Но что из сочинений, не связанных с естествознанием, по-настоящему пришлось ему по душе — это «История цивилизации в Англии» Бокля[156].
«Читали Вы второй том Бокля? Меня он захватил необыкновенно. Ошибочны его взгляды или нет, мне безразлично, впрочем, думается, в них много верного. Каждое слово исполнено благородной любви к самосовершенствованию и правде, а в отношении языка, на мой вкус, среди английских писателей нет ему равных».
Этими словами сказано очень многое о чтений Дарвина, не связанном с его работой. По сути дела, он как бы ратует не только за Бокля, но и за самого себя.

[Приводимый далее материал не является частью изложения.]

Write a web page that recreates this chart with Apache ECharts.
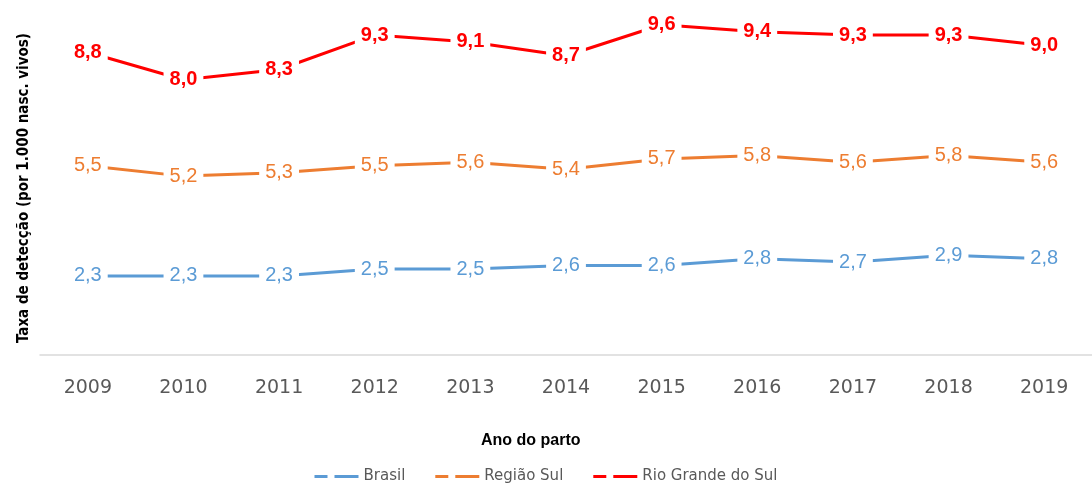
<!DOCTYPE html>
<html>
<head>
<meta charset="utf-8">
<script src="https://cdn.jsdelivr.net/npm/echarts@6/dist/echarts.min.js"></script>
<style>
  html, body { margin: 0; padding: 0; background: #fff; }
  #chart { width: 1092px; height: 483px; }
</style>
</head>
<body>
<div id="chart"></div>
<script>
// anos e taxas por 1.000 nascidos vivos
var anos = ['2009', '2010', '2011', '2012', '2013', '2014', '2015', '2016', '2017', '2018', '2019'];
var brasil = [2.3, 2.3, 2.3, 2.5, 2.5, 2.6, 2.6, 2.8, 2.7, 2.9, 2.8];
var regiaoSul = [5.5, 5.2, 5.3, 5.5, 5.6, 5.4, 5.7, 5.8, 5.6, 5.8, 5.6];
var rioGrande = [8.8, 8.0, 8.3, 9.3, 9.1, 8.7, 9.6, 9.4, 9.3, 9.3, 9.0];

var dashIcon = 'path://M0,0h13v3h-13z M20,0h24v3h-24z';

function serie(nome, dados, cor, peso) {
	return {
		name: nome,
		type: 'line',
		data: dados,
		symbol: 'circle',
		symbolSize: 1,
		color: cor,
		lineStyle: { width: 3, color: cor },
		itemStyle: { color: cor },
		label: {
			show: true,
			position: 'inside',
			color: cor,
			fontFamily: 'Liberation Sans',
			fontSize: 20,
			fontWeight: peso,
			backgroundColor: '#fff',
			padding: [1, 6],
			formatter: function (p) { return p.value.toFixed(1).replace('.', ','); }
		},
		emphasis: { disabled: true },
		animation: false
	};
}

var chart = echarts.init(document.getElementById('chart'));
var option = {
	backgroundColor: '#fff',
	title: {
		text: 'Ano do parto',
		left: 476,
		top: 428,
		textStyle: { fontFamily: 'Liberation Sans', fontSize: 16, fontWeight: 'bold', color: '#000' }
	},
	legend: {
		top: 464,
		left: 'center',
		itemWidth: 44,
		itemHeight: 3,
		itemGap: 30,
		textStyle: { fontFamily: 'DejaVu Sans', fontSize: 15, color: '#595959' },
		data: [
			{ name: 'Brasil', icon: dashIcon },
			{ name: 'Região Sul', icon: dashIcon },
			{ name: 'Rio Grande do Sul', icon: dashIcon }
		]
	},
	grid: { left: 40, top: 11, width: 1059, height: 344 },
	xAxis: {
		type: 'category',
		data: anos,
		boundaryGap: true,
		axisLine: { lineStyle: { color: '#d9d9d9', width: 1.5 } },
		axisTick: { show: false },
		axisLabel: { fontFamily: 'DejaVu Sans', fontSize: 19, color: '#595959', margin: 24 }
	},
	yAxis: {
		type: 'value',
		min: 0,
		max: 10,
		axisLine: { show: false },
		axisTick: { show: false },
		axisLabel: { show: false },
		splitLine: { show: false },
		name: 'Taxa de detecção (por 1.000 nasc. vivos)',
		nameLocation: 'middle',
		nameGap: 8,
		nameTextStyle: {
			fontFamily: 'DejaVu Sans Condensed, Liberation Sans',
			fontSize: 15,
			fontWeight: 'bold',
			color: '#000',
			padding: [0, 10, 0, 0]
		}
	},
	series: [
		serie('Brasil', brasil, '#5b9bd5', 'normal'),
		serie('Região Sul', regiaoSul, '#ed7d31', 'normal'),
		serie('Rio Grande do Sul', rioGrande, '#ff0000', 'bold')
	]
};
chart.setOption(option);
</script>
</body>
</html>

Он читал не затем, чтобы судить, но затем, чтобы развлечься, найти подтверждение своим мыслям, дать пищу чувствам. Для этого Бокль подходил как нельзя лучше. Он полон неистребимого интереса к первопричинам, он изучает человека как представителя животного мира, изучает широко, в его планетарном окружении, он страстный поборник науки, прогресса, гуманности, свободы — короче говоря, всех идеалов, которым был предан Дарвин. День ото дня вносит наука порядок и ясность в великий хаос неизвестного. Ей остается лишь изучить человека, и тогда мораль, история — вообще почти все придет в незыблемую систему, как та, которой подчинена механика. Опять-таки слог Бокля бывает тяжеловат, но он редко грешит нечеткостью и отвлеченностью. А там, где он пересказывает события, тяжеловесность исчезает, Бокль становится прост, стремителен, ярок, с заразительным пылом сражаясь за викторианский прогресс, о каком бы периоде истории ни шла речь.
В своей любознательности к тому, что творится на свете, Дарвин был положительно всеяден. Он обожал факты все и всяческие, даже не имеющие отношения к науке. Одним из священнодействий в распорядке дня было у него чтение газеты «Таймc». Он принимался за нее сразу же после ленча, лежа на диване, но этот ущерб ее достоинству возмещался тем, что он прочитывал ее самолично и ничего не пропуская. Чарлз был «ярый политик» — иными словами, глубоко переживал политические события и не очень глубоко их обдумывал.